Considering we've gotten to the point that some 60 plus percent of folks in the United States want us out of Iraq now, the peace movement seems kind of anemic. Not that there isn't one, but instead of gaining momentum as public opinion has come to agree with it, demonstrations and other visible manifestations of opposition aren't grabbing center stage the way we might expect. This essay is not a slam at that peace movement; I have huge respect for its efforts, especially, nationally United for Peace and Justice and CodePink. But somehow we just aren't having the heft one might expect from something so popular.
Two smart thinkers from the Vietnam protest generation (my generation too, just to be clear) have recently weighed in on this question. At Tom Dispatch, Tom Engelhardt gave us a long, nuanced essay which I won't attempt to summarize, except to pull out three differences from the Vietnam era which he enumerates:
- no draft;
- young people of the 60s believed they could change the system in a way no one does today;
- and, however alienated they were, young people of the 60s believed they would be and should be listened to -- again, today, no one has that faith.
It seems to me that both these guys are on to something; go read both of them. And remember the context of consolidation of corporate media in which this all takes place.
And then join me in thinking about another difference from those long ago times that I think is shaping our current responses. Today's war is clearly branded as a Republican war. Vietnam started as a Democratic war and remained a bipartisan war pretty much throughout. By the time Nixon was elected with his "plan to end the war" which turned out to be to bomb his way to victory, both political parties seemed hopelessly implicated in the immoral carnage in Southeast Asia. There were antiwar folks who tried to bring the peace movement into the Democratic Party -- in 1966, the columnist Robert Scheer unsuccessfully primaried a Democratic Congressmen from Berkeley of all places, who like most good liberals of the era was gung ho for the war.

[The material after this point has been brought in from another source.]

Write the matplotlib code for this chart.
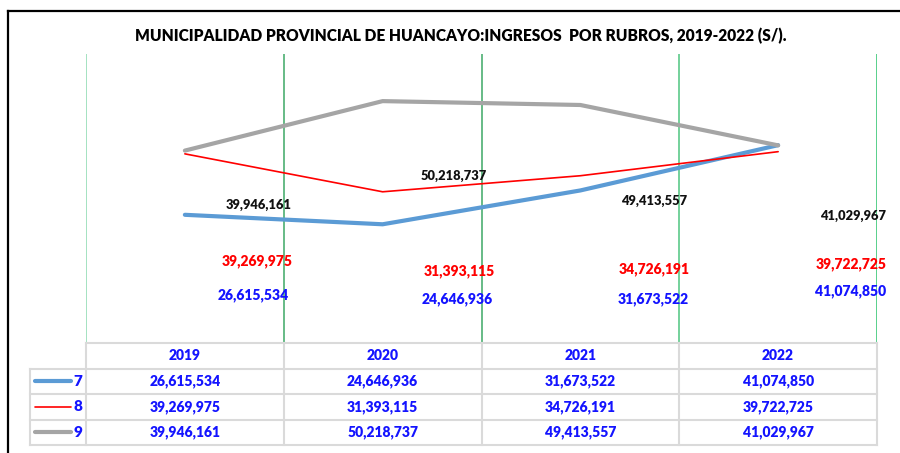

But serious anti-Vietnam war activists quickly concluded that the Democrats were not really much better than the Republicans. Certainly the party apparatus was not where they could most usefully put their energies. Because Vietnam was a Democratic war, a whole generation of smart political people dropped out of the electoral arena and into cultural and identity politics movements, into Third World-oriented Marxism, even simply off the grid, back to the land. The Democrats got the careerists and the unimaginative from the 1960s. It is probably only a slightly over-sweeping generalization to suggest that the Democratic Leadership Council set are very much the people who missed the boat in the 1960s and have never quite got over resenting the braver, more creative --if less materially successful-- members of their own generation.
Since Iraq is branded as a Republican war, the political dynamics play out differently today. Though Bush got bipartisan support to launch his war, it is relatively easy for contemporary Democratic politicians to distance themselves from it. And newly minted peace activists who were not formed by the Vietnam era look to the Democratic Party as the vehicle that will end it. Howard Dean brought a lot of them into the fold in 2003; the Lamont primary campaign showed they could win in a limited arena; winning a Democratic Congress in 2006 convinced many that they had found their right place in the struggle. And they didn't just shut up and go home -- they/we are still hammering that new Democratic Congress to cut off war funding.
The Democratic political blogosphere has given this new generation of peace activists a place to meet and created a culture that keeps us engaged. These folks are not (usually) hostile to the activist peace movement -- just peripheral. They are carrying out their own strategy for making peace -- by challenging and, they hope, becoming the Democratic Party. They know this won't be easy. BooMan laid it out recently:
He's worried that a Hillary Clinton nomination will stop the movement he is a part of -- and I think he should be. None of the Democratic candidates can be relied on to listen to pressure from the left, activist, base. But only Clinton can afford to completely ignore us, if not repress us.
I would hate it if it took a lousy Democratic administration to give the peace movement the energy it would need to once again seize center stage. But this could happen. Better we make the Dems stop this damn war now.